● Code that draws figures
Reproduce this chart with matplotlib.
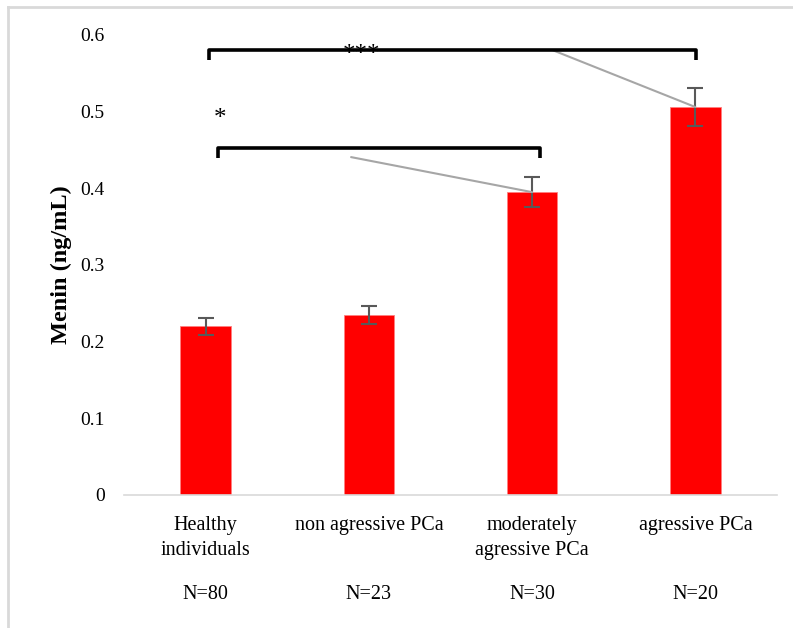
import matplotlib
matplotlib.use("Agg")
import matplotlib.pyplot as plt
from matplotlib.lines import Line2D

plt.rcParams['font.family'] = ['Liberation Serif', 'DejaVu Serif']

categories = ["Healthy\nindividuals", "non agressive PCa",
              "moderately\nagressive PCa", "agressive PCa"]
sample_sizes = ["N=80", "N=23", "N=30", "N=20"]
menin_mean = [0.220, 0.235, 0.395, 0.506]
menin_err = [0.011, 0.012, 0.020, 0.025]
y_ticks = [0, 0.1, 0.2, 0.3, 0.4, 0.5, 0.6]
y_tick_labels = ["0", "0.1", "0.2", "0.3", "0.4", "0.5", "0.6"]

# significance brackets: (left x, right x, bar level, leg end, label, label x, label y,
#                         connector start x, connector start y, target bar)
brackets = [
    (0.021, 3.004, 0.580, 0.568, "***", 0.958, 0.566, 2.128, 0.580, 3),
    (0.077, 2.049, 0.452, 0.439, "*", 0.089, 0.482, 0.891, 0.4407, 2),
]

fig = plt.figure(figsize=(7.93, 6.28), dpi=100)
ax = fig.add_axes([0.1564, 0.2118, 0.8234, 0.7325])

x = list(range(len(categories)))
ax.bar(x, menin_mean, width=0.31, color="#ff0000", edgecolor="#ff8080",
       linewidth=0.6, zorder=2)
ax.errorbar(x, menin_mean, yerr=menin_err, fmt="none", ecolor="#595959",
            elinewidth=1.5, capsize=6, capthick=1.5, zorder=3)

for (x0, x1, level, leg, label, lx, ly, cx, cy, tgt) in brackets:
    ax.text(lx, ly, label, ha="center", va="baseline", fontsize=18,
            color="black", zorder=1)
    ax.plot([cx, tgt], [cy, menin_mean[tgt]], color="#a6a6a6", lw=1.5,
            zorder=4, solid_capstyle="round")
    ax.plot([x0, x0, x1, x1], [leg, level, level, leg], color="black", lw=2.6,
            solid_joinstyle="round", solid_capstyle="butt", zorder=5)

ax.set_xlim(-0.5, 3.5)
ax.set_ylim(0, 0.6)
ax.set_yticks(y_ticks)
ax.set_yticklabels(y_tick_labels, fontsize=14)
ax.set_xticks(x)
ax.set_xticklabels(categories, fontsize=14.5, linespacing=1.45)
ax.tick_params(axis="both", length=0, colors="black")
ax.tick_params(axis="y", pad=14)
ax.tick_params(axis="x", pad=15)

for side in ("top", "right", "left"):
    ax.spines[side].set_visible(False)
ax.spines["bottom"].set_color("#d9d9d9")
ax.spines["bottom"].set_linewidth(1.2)

for xi, n in zip(x, sample_sizes):
    ax.text(xi, -0.13, n, ha="center", va="center", fontsize=14.5,
            transform=ax.transData, clip_on=False)

ax.set_ylabel("Menin (ng/mL)", fontsize=17.5, fontweight="bold")
ax.yaxis.set_label_coords(-0.08, 0.5)

# outer frame (left and top edges)
fx0, fy0 = 7.5 / 793, 1 - 6.5 / 628
fig.add_artist(Line2D([fx0, fx0], [0, fy0], transform=fig.transFigure,
                      color="#d9d9d9", lw=2))
fig.add_artist(Line2D([fx0, 1], [fy0, fy0], transform=fig.transFigure,
                      color="#d9d9d9", lw=2))

fig.savefig("out.png", dpi=100)
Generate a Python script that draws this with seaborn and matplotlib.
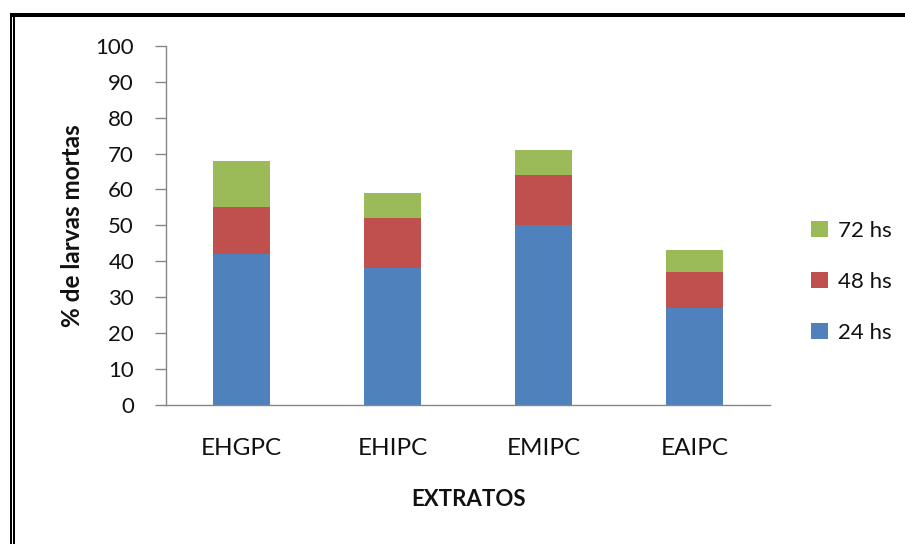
import matplotlib
matplotlib.use("Agg")
import matplotlib.pyplot as plt
import seaborn as sns
import numpy as np
import pandas as pd
from matplotlib.patches import Rectangle, Patch

# Data: percentage of dead larvae per extract, by exposure time
extratos = ["EHGPC", "EHIPC", "EMIPC", "EAIPC"]
mort_24h = [42, 38, 50, 27]
mort_48h = [13, 14, 14, 10]
mort_72h = [13, 7, 7, 6]
series_labels = ["24 hs", "48 hs", "72 hs"]
colors = ["#4F81BD", "#C0504D", "#9BBB59"]
y_ticks = list(range(0, 101, 10))

sns.set_theme(style="white")
plt.rcParams["font.family"] = ["Lato", "DejaVu Sans"]

fig = plt.figure(figsize=(9.05, 5.44), dpi=100)
ax = fig.add_axes([0.1834, 0.2564, 0.851 - 0.1834, 0.9154 - 0.2564])

df = pd.DataFrame({
    "extrato": extratos,
    "24": mort_24h,
    "48": mort_48h,
    "72": mort_72h,
})
df["c48"] = df["24"] + df["48"]
df["c72"] = df["c48"] + df["72"]

# Stacked bars: draw the cumulative totals back to front
for col, color in zip(["c72", "c48", "24"], colors[::-1]):
    sns.barplot(data=df, x="extrato", y=col, color=color, width=0.38,
                saturation=1, linewidth=0, ax=ax, order=extratos)

ax.set_ylim(0, 100)
ax.set_xlim(-0.5, 3.5)
ax.set_yticks(y_ticks)
ax.tick_params(axis="y", labelsize=16, length=8, width=1, color="#868686",
               direction="out", left=True, pad=15, labelcolor="#111111")
ax.tick_params(axis="x", labelsize=17.5, length=0, pad=24, labelcolor="#111111")

for side in ["top", "right"]:
    ax.spines[side].set_visible(False)
for side in ["left", "bottom"]:
    ax.spines[side].set_color("#868686")
    ax.spines[side].set_linewidth(1)

ax.set_xlabel("EXTRATOS", fontsize=16, fontweight="bold", labelpad=22,
              color="#111111")
ax.set_ylabel("% de larvas mortas", fontsize=17.5, fontweight="bold",
              labelpad=8, color="#111111")

handles = [Patch(facecolor=c, edgecolor="none") for c in colors[::-1]]
leg = ax.legend(handles, series_labels[::-1], loc="center left",
                bbox_to_anchor=(1.035, 0.342), frameon=False, fontsize=16,
                handlelength=0.75, handleheight=0.75, handletextpad=0.45,
                labelspacing=1.4)
for t in leg.get_texts():
    t.set_color("#111111")

# Page frame: thick top rule and double left rule
W, H = 905, 544
def frect(x0, y0, x1, y1):
    fig.patches.append(Rectangle((x0 / W, 1 - y1 / H), (x1 - x0) / W,
                                 (y1 - y0) / H, transform=fig.transFigure,
                                 facecolor="black", edgecolor="none"))
frect(10, 13, W, 17)
frect(10, 13, 11.6, H)
frect(13.4, 13, 15.4, H)

fig.savefig("out.png", dpi=100)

● TO DO
Skip every picture and transcribe the data above exactly.

● THE RESPONSE
Reproduce this chart with matplotlib.
import matplotlib
matplotlib.use("Agg")
import matplotlib.pyplot as plt
from matplotlib.lines import Line2D

plt.rcParams['font.family'] = ['Liberation Serif', 'DejaVu Serif']

categories = ["Healthy\nindividuals", "non agressive PCa",
              "moderately\nagressive PCa", "agressive PCa"]
sample_sizes = ["N=80", "N=23", "N=30", "N=20"]
menin_mean = [0.220, 0.235, 0.395, 0.506]
menin_err = [0.011, 0.012, 0.020, 0.025]
y_ticks = [0, 0.1, 0.2, 0.3, 0.4, 0.5, 0.6]
y_tick_labels = ["0", "0.1", "0.2", "0.3", "0.4", "0.5", "0.6"]

# significance brackets: (left x, right x, bar level, leg end, label, label x, label y,
#                         connector start x, connector start y, target bar)
brackets = [
    (0.021, 3.004, 0.580, 0.568, "***", 0.958, 0.566, 2.128, 0.580, 3),
    (0.077, 2.049, 0.452, 0.439, "*", 0.089, 0.482, 0.891, 0.4407, 2),
]

fig = plt.figure(figsize=(7.93, 6.28), dpi=100)
ax = fig.add_axes([0.1564, 0.2118, 0.8234, 0.7325])

x = list(range(len(categories)))
ax.bar(x, menin_mean, width=0.31, color="#ff0000", edgecolor="#ff8080",
       linewidth=0.6, zorder=2)
ax.errorbar(x, menin_mean, yerr=menin_err, fmt="none", ecolor="#595959",
            elinewidth=1.5, capsize=6, capthick=1.5, zorder=3)

for (x0, x1, level, leg, label, lx, ly, cx, cy, tgt) in brackets:
    ax.text(lx, ly, label, ha="center", va="baseline", fontsize=18,
            color="black", zorder=1)
    ax.plot([cx, tgt], [cy, menin_mean[tgt]], color="#a6a6a6", lw=1.5,
            zorder=4, solid_capstyle="round")
    ax.plot([x0, x0, x1, x1], [leg, level, level, leg], color="black", lw=2.6,
            solid_joinstyle="round", solid_capstyle="butt", zorder=5)

ax.set_xlim(-0.5, 3.5)
ax.set_ylim(0, 0.6)
ax.set_yticks(y_ticks)
ax.set_yticklabels(y_tick_labels, fontsize=14)
ax.set_xticks(x)
ax.set_xticklabels(categories, fontsize=14.5, linespacing=1.45)
ax.tick_params(axis="both", length=0, colors="black")
ax.tick_params(axis="y", pad=14)
ax.tick_params(axis="x", pad=15)

for side in ("top", "right", "left"):
    ax.spines[side].set_visible(False)
ax.spines["bottom"].set_color("#d9d9d9")
ax.spines["bottom"].set_linewidth(1.2)

for xi, n in zip(x, sample_sizes):
    ax.text(xi, -0.13, n, ha="center", va="center", fontsize=14.5,
            transform=ax.transData, clip_on=False)

ax.set_ylabel("Menin (ng/mL)", fontsize=17.5, fontweight="bold")
ax.yaxis.set_label_coords(-0.08, 0.5)

# outer frame (left and top edges)
fx0, fy0 = 7.5 / 793, 1 - 6.5 / 628
fig.add_artist(Line2D([fx0, fx0], [0, fy0], transform=fig.transFigure,
                      color="#d9d9d9", lw=2))
fig.add_artist(Line2D([fx0, 1], [fy0, fy0], transform=fig.transFigure,
                      color="#d9d9d9", lw=2))

fig.savefig("out.png", dpi=100)
Generate a Python script that draws this with seaborn and matplotlib.
import matplotlib
matplotlib.use("Agg")
import matplotlib.pyplot as plt
import seaborn as sns
import numpy as np
import pandas as pd
from matplotlib.patches import Rectangle, Patch

# Data: percentage of dead larvae per extract, by exposure time
extratos = ["EHGPC", "EHIPC", "EMIPC", "EAIPC"]
mort_24h = [42, 38, 50, 27]
mort_48h = [13, 14, 14, 10]
mort_72h = [13, 7, 7, 6]
series_labels = ["24 hs", "48 hs", "72 hs"]
colors = ["#4F81BD", "#C0504D", "#9BBB59"]
y_ticks = list(range(0, 101, 10))

sns.set_theme(style="white")
plt.rcParams["font.family"] = ["Lato", "DejaVu Sans"]

fig = plt.figure(figsize=(9.05, 5.44), dpi=100)
ax = fig.add_axes([0.1834, 0.2564, 0.851 - 0.1834, 0.9154 - 0.2564])

df = pd.DataFrame({
    "extrato": extratos,
    "24": mort_24h,
    "48": mort_48h,
    "72": mort_72h,
})
df["c48"] = df["24"] + df["48"]
df["c72"] = df["c48"] + df["72"]

# Stacked bars: draw the cumulative totals back to front
for col, color in zip(["c72", "c48", "24"], colors[::-1]):
    sns.barplot(data=df, x="extrato", y=col, color=color, width=0.38,
                saturation=1, linewidth=0, ax=ax, order=extratos)

ax.set_ylim(0, 100)
ax.set_xlim(-0.5, 3.5)
ax.set_yticks(y_ticks)
ax.tick_params(axis="y", labelsize=16, length=8, width=1, color="#868686",
               direction="out", left=True, pad=15, labelcolor="#111111")
ax.tick_params(axis="x", labelsize=17.5, length=0, pad=24, labelcolor="#111111")

for side in ["top", "right"]:
    ax.spines[side].set_visible(False)
for side in ["left", "bottom"]:
    ax.spines[side].set_color("#868686")
    ax.spines[side].set_linewidth(1)

ax.set_xlabel("EXTRATOS", fontsize=16, fontweight="bold", labelpad=22,
              color="#111111")
ax.set_ylabel("% de larvas mortas", fontsize=17.5, fontweight="bold",
              labelpad=8, color="#111111")

handles = [Patch(facecolor=c, edgecolor="none") for c in colors[::-1]]
leg = ax.legend(handles, series_labels[::-1], loc="center left",
                bbox_to_anchor=(1.035, 0.342), frameon=False, fontsize=16,
                handlelength=0.75, handleheight=0.75, handletextpad=0.45,
                labelspacing=1.4)
for t in leg.get_texts():
    t.set_color("#111111")

# Page frame: thick top rule and double left rule
W, H = 905, 544
def frect(x0, y0, x1, y1):
    fig.patches.append(Rectangle((x0 / W, 1 - y1 / H), (x1 - x0) / W,
                                 (y1 - y0) / H, transform=fig.transFigure,
                                 facecolor="black", edgecolor="none"))
frect(10, 13, W, 17)
frect(10, 13, 11.6, H)
frect(13.4, 13, 15.4, H)

fig.savefig("out.png", dpi=100)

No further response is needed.